Request. Scan the data for lines with "chart" and report the count by itself.
---------------
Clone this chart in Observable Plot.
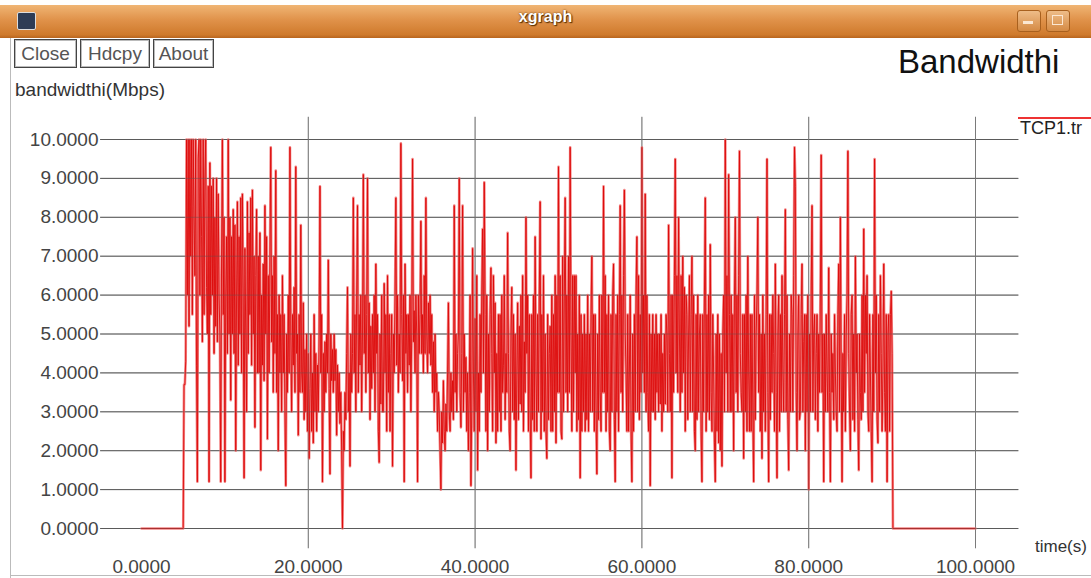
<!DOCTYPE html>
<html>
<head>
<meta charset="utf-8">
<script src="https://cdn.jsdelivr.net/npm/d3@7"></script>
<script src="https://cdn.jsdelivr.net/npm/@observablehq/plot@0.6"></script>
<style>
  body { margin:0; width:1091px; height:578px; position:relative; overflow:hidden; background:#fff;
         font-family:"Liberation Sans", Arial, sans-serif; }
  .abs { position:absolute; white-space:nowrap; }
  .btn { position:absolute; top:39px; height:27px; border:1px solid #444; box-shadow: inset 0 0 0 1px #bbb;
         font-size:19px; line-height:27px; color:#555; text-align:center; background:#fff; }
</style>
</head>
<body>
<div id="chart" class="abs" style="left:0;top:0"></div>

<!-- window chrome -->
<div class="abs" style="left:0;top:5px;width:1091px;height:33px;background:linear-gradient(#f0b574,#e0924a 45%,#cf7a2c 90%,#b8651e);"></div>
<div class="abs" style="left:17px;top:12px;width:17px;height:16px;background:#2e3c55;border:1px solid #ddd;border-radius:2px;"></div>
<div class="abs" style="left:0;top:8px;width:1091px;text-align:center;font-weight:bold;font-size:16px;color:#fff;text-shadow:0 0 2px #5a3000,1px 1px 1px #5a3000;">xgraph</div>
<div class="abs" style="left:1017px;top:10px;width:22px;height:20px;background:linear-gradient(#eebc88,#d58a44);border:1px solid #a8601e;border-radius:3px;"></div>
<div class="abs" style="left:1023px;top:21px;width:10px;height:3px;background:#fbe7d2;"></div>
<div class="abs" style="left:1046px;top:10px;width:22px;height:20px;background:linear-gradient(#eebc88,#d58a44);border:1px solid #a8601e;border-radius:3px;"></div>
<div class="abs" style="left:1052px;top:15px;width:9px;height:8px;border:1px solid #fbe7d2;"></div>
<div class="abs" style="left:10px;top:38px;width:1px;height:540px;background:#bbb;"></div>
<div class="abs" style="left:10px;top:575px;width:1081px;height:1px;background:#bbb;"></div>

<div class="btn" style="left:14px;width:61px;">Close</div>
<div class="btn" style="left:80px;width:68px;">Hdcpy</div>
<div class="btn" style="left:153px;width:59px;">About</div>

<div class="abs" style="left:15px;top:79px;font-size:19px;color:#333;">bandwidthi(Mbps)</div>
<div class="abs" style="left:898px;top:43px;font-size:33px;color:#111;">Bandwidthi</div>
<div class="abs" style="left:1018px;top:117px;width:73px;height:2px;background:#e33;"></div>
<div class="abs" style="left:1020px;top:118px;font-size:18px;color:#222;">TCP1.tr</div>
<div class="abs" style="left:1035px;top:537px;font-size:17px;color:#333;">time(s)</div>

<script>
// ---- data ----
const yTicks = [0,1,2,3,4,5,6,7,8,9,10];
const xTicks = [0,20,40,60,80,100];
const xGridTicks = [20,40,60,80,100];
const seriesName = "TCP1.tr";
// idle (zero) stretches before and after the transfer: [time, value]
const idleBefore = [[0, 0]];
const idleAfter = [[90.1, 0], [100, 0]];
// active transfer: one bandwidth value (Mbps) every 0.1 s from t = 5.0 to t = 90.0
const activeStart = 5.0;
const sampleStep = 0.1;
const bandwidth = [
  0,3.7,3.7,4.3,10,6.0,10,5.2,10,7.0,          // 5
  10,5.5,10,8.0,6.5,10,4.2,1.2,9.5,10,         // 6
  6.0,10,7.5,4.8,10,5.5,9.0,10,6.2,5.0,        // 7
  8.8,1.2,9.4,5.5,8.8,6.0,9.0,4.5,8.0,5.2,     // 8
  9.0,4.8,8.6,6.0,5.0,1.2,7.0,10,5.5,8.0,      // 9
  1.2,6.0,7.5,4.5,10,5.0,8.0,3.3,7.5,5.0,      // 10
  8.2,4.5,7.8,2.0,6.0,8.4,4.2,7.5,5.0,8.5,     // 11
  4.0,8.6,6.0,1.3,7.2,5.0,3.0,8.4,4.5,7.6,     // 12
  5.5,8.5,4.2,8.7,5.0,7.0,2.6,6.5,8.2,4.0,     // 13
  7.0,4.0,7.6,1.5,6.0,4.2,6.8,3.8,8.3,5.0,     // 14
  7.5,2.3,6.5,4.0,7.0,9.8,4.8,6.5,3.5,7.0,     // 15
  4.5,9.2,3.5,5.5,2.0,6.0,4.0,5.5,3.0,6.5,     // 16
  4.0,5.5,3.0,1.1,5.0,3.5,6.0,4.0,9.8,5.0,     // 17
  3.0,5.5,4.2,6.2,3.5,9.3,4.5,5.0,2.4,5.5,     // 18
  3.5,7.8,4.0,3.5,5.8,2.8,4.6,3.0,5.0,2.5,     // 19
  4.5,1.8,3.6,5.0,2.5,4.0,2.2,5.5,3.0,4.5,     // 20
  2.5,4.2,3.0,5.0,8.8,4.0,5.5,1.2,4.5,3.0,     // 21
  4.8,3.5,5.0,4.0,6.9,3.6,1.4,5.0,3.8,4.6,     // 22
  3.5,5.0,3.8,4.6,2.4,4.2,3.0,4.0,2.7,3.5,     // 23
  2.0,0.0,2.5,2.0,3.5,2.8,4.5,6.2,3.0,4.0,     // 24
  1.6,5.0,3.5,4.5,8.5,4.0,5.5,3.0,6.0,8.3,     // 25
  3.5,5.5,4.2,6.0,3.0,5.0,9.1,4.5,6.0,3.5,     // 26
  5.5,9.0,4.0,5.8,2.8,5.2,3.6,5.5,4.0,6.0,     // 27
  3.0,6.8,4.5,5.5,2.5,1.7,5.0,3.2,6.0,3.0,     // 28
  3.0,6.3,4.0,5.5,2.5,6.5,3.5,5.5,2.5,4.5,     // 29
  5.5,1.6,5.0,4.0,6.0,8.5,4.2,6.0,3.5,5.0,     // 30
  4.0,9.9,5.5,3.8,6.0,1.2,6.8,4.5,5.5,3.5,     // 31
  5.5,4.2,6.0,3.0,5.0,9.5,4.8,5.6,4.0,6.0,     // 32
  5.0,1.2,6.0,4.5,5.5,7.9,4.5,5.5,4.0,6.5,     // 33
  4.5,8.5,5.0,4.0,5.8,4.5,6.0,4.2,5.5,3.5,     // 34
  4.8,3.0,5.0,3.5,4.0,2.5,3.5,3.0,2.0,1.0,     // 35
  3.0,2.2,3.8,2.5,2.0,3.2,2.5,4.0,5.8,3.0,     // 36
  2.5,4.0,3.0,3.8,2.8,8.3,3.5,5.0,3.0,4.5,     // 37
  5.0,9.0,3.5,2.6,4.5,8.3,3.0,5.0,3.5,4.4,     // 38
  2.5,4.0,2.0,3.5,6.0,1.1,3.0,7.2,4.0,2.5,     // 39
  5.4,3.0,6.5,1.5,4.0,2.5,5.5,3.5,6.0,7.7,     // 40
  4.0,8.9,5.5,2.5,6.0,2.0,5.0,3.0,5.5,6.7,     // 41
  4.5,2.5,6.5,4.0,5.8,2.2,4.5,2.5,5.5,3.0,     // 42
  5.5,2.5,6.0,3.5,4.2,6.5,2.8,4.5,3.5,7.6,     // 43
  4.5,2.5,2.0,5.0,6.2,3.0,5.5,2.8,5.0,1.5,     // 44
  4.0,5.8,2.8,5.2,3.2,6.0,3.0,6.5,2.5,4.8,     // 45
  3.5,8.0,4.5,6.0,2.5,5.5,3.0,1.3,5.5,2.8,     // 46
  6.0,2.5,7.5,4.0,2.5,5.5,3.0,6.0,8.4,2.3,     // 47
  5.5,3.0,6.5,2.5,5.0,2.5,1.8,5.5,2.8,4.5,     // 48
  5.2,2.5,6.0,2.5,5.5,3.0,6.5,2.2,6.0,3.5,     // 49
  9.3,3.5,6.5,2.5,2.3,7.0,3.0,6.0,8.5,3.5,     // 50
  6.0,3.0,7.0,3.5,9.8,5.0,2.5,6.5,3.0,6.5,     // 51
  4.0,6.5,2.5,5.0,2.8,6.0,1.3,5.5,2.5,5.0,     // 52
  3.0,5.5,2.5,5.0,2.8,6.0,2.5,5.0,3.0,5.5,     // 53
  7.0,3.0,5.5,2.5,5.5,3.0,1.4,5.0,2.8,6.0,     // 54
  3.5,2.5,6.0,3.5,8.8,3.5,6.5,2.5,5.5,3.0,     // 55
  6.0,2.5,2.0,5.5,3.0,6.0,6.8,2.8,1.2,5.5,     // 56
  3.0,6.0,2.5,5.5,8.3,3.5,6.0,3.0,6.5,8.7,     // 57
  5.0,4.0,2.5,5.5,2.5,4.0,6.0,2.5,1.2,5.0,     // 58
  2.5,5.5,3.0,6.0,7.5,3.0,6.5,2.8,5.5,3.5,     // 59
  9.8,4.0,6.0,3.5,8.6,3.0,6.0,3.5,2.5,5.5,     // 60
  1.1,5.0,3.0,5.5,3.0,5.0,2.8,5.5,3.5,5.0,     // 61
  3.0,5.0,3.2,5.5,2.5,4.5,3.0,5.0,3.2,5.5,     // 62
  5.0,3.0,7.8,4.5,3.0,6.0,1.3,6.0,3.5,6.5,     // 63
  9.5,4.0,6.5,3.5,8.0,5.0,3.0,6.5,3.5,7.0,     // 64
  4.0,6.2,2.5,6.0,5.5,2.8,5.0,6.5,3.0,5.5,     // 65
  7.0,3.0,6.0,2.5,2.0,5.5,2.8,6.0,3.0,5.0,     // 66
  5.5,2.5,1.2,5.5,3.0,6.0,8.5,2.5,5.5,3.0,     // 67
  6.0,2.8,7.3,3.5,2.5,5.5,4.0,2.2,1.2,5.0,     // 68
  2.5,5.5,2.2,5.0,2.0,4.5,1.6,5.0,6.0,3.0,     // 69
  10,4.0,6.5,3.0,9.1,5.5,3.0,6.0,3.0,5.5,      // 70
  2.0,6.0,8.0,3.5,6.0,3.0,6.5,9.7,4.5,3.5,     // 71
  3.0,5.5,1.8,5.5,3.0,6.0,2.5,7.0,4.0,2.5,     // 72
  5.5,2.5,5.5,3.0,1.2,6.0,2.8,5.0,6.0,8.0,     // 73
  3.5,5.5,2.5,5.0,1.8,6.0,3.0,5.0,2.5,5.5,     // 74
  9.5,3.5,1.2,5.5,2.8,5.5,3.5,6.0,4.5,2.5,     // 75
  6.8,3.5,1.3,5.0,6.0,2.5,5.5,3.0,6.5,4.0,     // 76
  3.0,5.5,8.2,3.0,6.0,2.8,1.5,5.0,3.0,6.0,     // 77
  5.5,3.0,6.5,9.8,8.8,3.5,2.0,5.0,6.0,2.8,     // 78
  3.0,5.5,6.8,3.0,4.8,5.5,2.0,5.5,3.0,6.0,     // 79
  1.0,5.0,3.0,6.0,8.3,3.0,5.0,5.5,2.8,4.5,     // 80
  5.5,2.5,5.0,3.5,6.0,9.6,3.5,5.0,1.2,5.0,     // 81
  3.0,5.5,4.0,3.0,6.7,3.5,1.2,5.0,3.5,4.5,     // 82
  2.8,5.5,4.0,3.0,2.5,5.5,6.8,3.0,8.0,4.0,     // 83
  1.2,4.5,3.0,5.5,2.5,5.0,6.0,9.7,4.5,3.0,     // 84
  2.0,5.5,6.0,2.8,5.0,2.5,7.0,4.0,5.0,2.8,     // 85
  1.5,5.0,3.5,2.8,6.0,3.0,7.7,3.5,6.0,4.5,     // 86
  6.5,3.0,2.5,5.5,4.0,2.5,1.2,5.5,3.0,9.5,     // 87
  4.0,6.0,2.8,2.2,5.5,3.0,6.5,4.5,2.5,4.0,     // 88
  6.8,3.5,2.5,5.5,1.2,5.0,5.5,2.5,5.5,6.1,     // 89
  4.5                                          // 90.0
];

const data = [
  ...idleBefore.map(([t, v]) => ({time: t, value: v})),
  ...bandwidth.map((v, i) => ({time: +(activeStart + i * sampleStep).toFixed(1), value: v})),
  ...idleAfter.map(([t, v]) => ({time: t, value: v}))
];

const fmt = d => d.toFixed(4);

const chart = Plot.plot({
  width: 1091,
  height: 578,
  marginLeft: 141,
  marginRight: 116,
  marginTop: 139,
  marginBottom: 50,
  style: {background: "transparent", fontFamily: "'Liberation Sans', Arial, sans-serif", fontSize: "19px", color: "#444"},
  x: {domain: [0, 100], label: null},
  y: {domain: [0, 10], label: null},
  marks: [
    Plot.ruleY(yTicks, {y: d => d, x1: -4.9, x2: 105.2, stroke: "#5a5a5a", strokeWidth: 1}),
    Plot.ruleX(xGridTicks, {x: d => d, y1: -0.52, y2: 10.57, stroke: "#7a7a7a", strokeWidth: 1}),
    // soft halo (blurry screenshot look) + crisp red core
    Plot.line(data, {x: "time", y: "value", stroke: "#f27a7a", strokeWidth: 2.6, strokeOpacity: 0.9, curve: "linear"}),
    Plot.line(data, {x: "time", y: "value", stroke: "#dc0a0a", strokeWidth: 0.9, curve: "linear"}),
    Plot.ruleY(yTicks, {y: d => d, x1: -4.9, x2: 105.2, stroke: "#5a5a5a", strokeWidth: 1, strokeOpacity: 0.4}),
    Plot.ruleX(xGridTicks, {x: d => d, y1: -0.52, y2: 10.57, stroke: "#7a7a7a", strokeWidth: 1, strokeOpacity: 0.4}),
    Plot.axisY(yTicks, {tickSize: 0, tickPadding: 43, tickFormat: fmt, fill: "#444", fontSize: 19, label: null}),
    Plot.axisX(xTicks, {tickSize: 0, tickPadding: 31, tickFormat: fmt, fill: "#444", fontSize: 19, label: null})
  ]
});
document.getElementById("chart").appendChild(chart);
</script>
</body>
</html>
---------------
Finished task. 4